Consider simple graphs on the same vertex set $[n]$. For two graphs $G, H$, let $d(G, H) = \min_{H' \sim H} |E(G) \triangle E(H')|$ — the smallest number of edge additions/removals needed to make $G$ isomorphic to $H$.

Let $D(G) = \max_H d(G, H)$, and $S(G) = \max(|E(G)|, {n \choose 2} - |E(G)|)$. Clearly, $D(G) \geq S(G)$, attained either on $d(G, K_n)$ or $d(G, \overline{K_n})$.

Question: is $D(G) = S(G)$ for all graphs $G$? In other words, can any $G$ be made isomorphic to any $H$ in $S(G)$ edge additions/removals?

With computer search I verified this for $n \leq 7$. Outside of trivial cases $H = K_n, \overline{K_n}$, equality $d(G, H) = S(G)$ does not seem to hold very often: the only cases $(G, H)$ in this range of $n$ are $(K_{1, 3}, C_4)$ and $(C_5, K_{1, 4})$, and their complements.

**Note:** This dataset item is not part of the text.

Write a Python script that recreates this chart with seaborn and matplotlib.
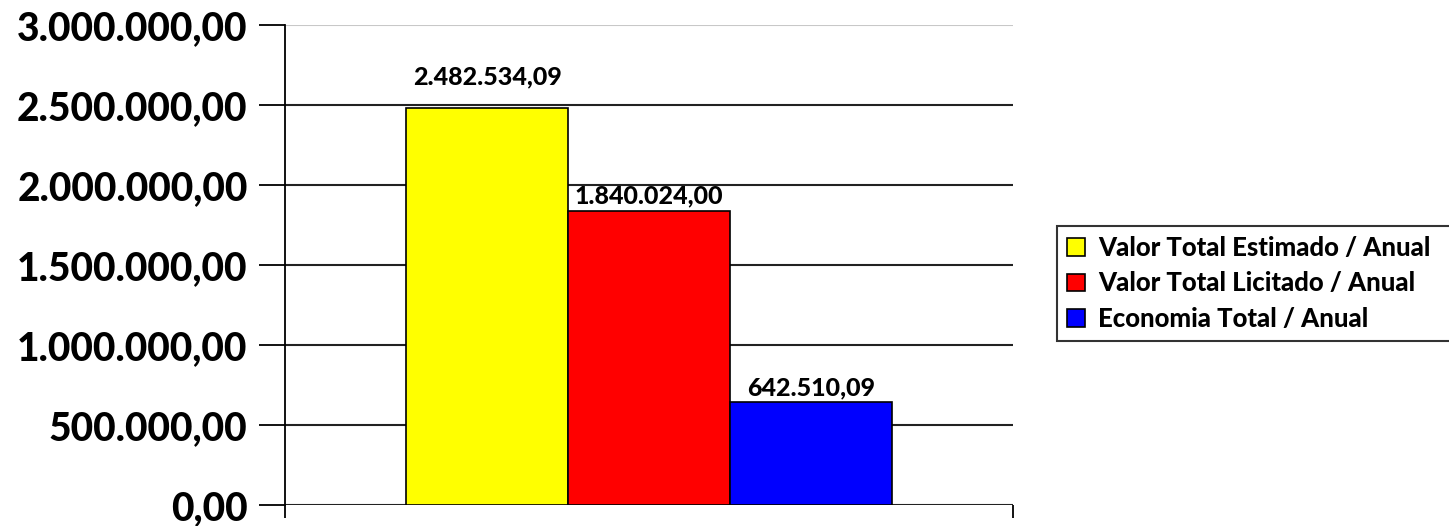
import matplotlib
matplotlib.use("Agg")
import matplotlib.pyplot as plt
import matplotlib.ticker as mticker
import seaborn as sns
import pandas as pd

# data
series = ["Valor Total Estimado / Anual", "Valor Total Licitado / Anual", "Economia Total / Anual"]
values = [2482534.09, 1840024.00, 642510.09]
colors = ["#FFFF00", "#FF0000", "#0000FF"]
label_offsets = [14, 2, 2]  # points above bar top

W = 900


def br_fmt(v, pos=None):
    s = f"{v:,.2f}"
    return s.replace(",", "X").replace(".", ",").replace("X", ".")


df = pd.DataFrame({"grupo": [""] * 3, "serie": series, "valor": values})

sns.set_style("white")
plt.rcParams["font.family"] = ["Lato", "DejaVu Sans"]
plt.rcParams["font.weight"] = W
plt.rcParams["text.color"] = "black"
plt.rcParams["ytick.color"] = "black"
plt.rcParams["xtick.color"] = "black"

fig = plt.figure(figsize=(14.49, 5.26), dpi=100)
ax = fig.add_axes([0.1967, 0.0399, 0.5024, 0.9126])

sns.barplot(data=df, x="grupo", y="valor", hue="serie", palette=colors, saturation=1,
            width=0.667, edgecolor="black", linewidth=1.2, ax=ax, zorder=3)

ax.set_xlim(-0.5, 0.5)
ax.set_ylim(0, 3000000)
ax.set_yticks([0, 500000, 1000000, 1500000, 2000000, 2500000, 3000000])
ax.yaxis.set_major_formatter(mticker.FuncFormatter(br_fmt))
ax.tick_params(axis="y", labelsize=28, length=19, width=1.3, color="black",
               labelcolor="black", pad=8, left=True)
for lbl in ax.get_yticklabels():
    lbl.set_fontweight(W)

ax.set_xticks([])
ax.set_xticks([-0.5, 0.5], minor=True)
ax.tick_params(axis="x", which="minor", length=9, width=1.3, color="black", bottom=True)
ax.set_xlabel("")
ax.set_ylabel("")

ax.yaxis.grid(True, color="#222222", linewidth=1.5, zorder=0)
ax.set_axisbelow(True)
gl = ax.get_ygridlines()
gl[-1].set_color("#c8c8c8")

for side in ["top", "right", "bottom"]:
    ax.spines[side].set_visible(False)
ax.spines["left"].set_color("black")
ax.spines["left"].set_linewidth(1.3)

for cont, off in zip(ax.containers, label_offsets):
    for bar in cont:
        ax.annotate(br_fmt(bar.get_height()),
                    (bar.get_x() + bar.get_width() / 2, bar.get_height()),
                    xytext=(0, off), textcoords="offset points", color="black",
                    ha="center", va="bottom", fontsize=18, fontweight=W)

# legend box runs past the right edge of the figure, as in the original
leg = ax.legend(loc="upper left", bbox_to_anchor=(0.7295, 0.571, 0.30, 0.0),
                bbox_transform=fig.transFigure, mode="expand", fontsize=18.5, frameon=True,
                fancybox=False, edgecolor="black", handlelength=0.7, handleheight=0.7,
                handletextpad=0.5, labelspacing=0.45, borderpad=0.4, borderaxespad=0)
leg.get_frame().set_linewidth(1.5)
for t in leg.get_texts():
    t.set_fontweight(W)
    t.set_color("black")

fig.savefig("out.png", dpi=100)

Despite this evidence, I still lack intuition for whether, or why this is always true.

Answer 1

Yes. Suppose $G$ has density $d$ less than 1/2. Randomly reorder the vertices of $H$ and make the necessary edits to $G$ to get this particular copy of $H$.

Suppose $H$ has density $p$. The probability of editing a given edge of $G$ is $1-p$, and of editing a non-edge is $p$. So by linearity of expectation we edit a $d(1-p)+(1-d)p$ fraction of pairs. This function is maximised at $p=1$, when we get precisely $S(G)$ edits.

Incidentally, this is also why the trivial case is the only possibility unless $d=1/2$.